University Choir Director Helps Give a Voice to Dallas’ Homeless
Dr. Jonathan Palant, director of the University Choir at UT Dallas, also leads the Dallas Street Choir, which is composed of the city's homeless. The group gives concerts in the community and has performed in New York City’s Carnegie Hall. If you don't see the video, watch it on Vimeo.
UT Dallas choir director Dr. Jonathan Palant is on a mission to help people through music. But his work doesn’t stop at the UT Dallas campus. The musician also leads a choir made up of the homeless who live on the streets of Dallas.
Palant said music is an ideal way to provide respite to both students and the homeless.
“The UT Dallas student comes to choir looking for a creative outlet — to escape chemistry or mathematics for just a short while. The Street Choir member comes to escape the cold, looking to escape what lies ahead for their day — or perhaps, what doesn’t. In that regard, they are very similar,” he said.
Palant said every ensemble he conducts has a different attitude about it, because each person comes to the experience with a different journey in life.
Palant, who began working at UT Dallas in 2016, conducts the University Choir, teaches a music appreciation class and soon will lead the University’s Chamber Singers. He also leads music at Kessler United Methodist Church in Oak Cliff, the Temple Shalom Jewish congregation in Dallas and the Credo Community Choir, and serves as a consultant for the Dallas Independent School District. He previously was the artistic director of the Turtle Creek Chorale in Dallas.
Every Wednesday morning, however, Palant can be found at the Stewpot, a downtown Dallas social services and meal organization, greeting dozens of homeless people as they prepare to sing in the Dallas Street Choir, which Palant founded more than three years ago.
“When you’re on the street, your obligations are to find shelter and to find food. There often isn’t anything else on your calendar. What we offer is a standing appointment. And singers honor that appointment week in and week out,” Palant said. “When Wednesday mornings come, members are ready to sing. We take it very seriously.”
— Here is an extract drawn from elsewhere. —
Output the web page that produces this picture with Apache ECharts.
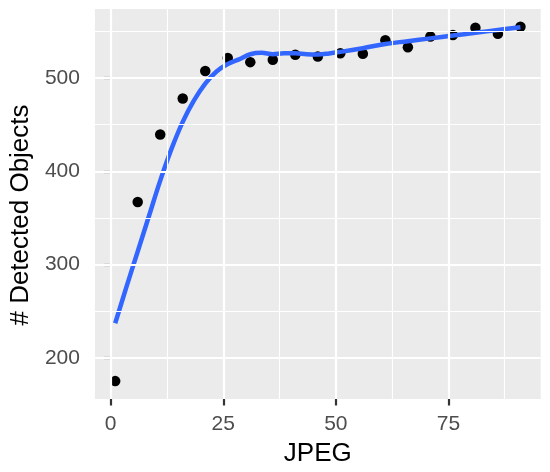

One of the singers, Carmelo Cabrera, lives in various shelters in downtown Dallas. He said the group is like a family and helps build members’ self-esteem.
“It’s an outlet. Not only to get away from the cold, but to sing and let people know that we are somebody. Our motto is, ‘homeless, not voiceless.’ And it does that for each individual,” Cabrera said.
“These are the people that you might ignore when they ask you for a dollar at the gas station. What you don’t see is the community, the brotherhood, the support system. You don’t see the talents and the love that they have in their hearts,” Palant said of the Dallas Street Choir members.
With support from Dallas businesses, concert presenters and individual donors, the Dallas Street Choir regularly performs throughout the city and recently toured the northeastern United States, with a stop at Carnegie Hall in New York City.
Most of the choir members stay in shelters at night, a quarter of them live on the street, and a few have found housing through public funding or with a relative. The rehearsal room is packed each week, with between 80 and 100 attendees, a majority of whom attend two to three times a month.
While the Dallas Street Choir has an incentive program that provides a $2 bill to each attendee at the end of rehearsals and special inducements for concerts, Palant believes most attend because they get a lot out of being in the ensemble.
“We put our heart and soul into this. I love what they do and they love what they do. And that’s contagious. Overall, it’s a passion project for us all,” he said.
Palant acknowledges there are some participants with mental illness and addictions to drugs and alcohol, but said such individuals are always welcome to attend rehearsals, as long as they are sober.
“Everyone is welcome with or without mental illness. Quite frankly, this rule applies to every choir I direct. One of the wonderful things about singing is the inclusive nature of that act. Everybody is needed and everybody is equal,” Palant said.
Palant said the University Choir reflects the same values of inclusion, camaraderie and enjoyment. He hopes to see growth in the University’s choir program, which is open to all students, no matter their ability or their level in school.
“University Choir is a 1-credit class that offers a musical outlet, no homework and the opportunity to sing some of the greatest music in the world, while experiencing cultural enrichment,” he said.
Palant expects the University Choir to visit the Dallas Street Choir sometime this semester, so members of both groups get to know one another and share their passion for singing.
Approximately 80 to 100 singers show up each Wednesday morning to participate in the Dallas Street Choir rehearsals. There are rules and incentives, but many members say they come for the camaraderie and enjoyment.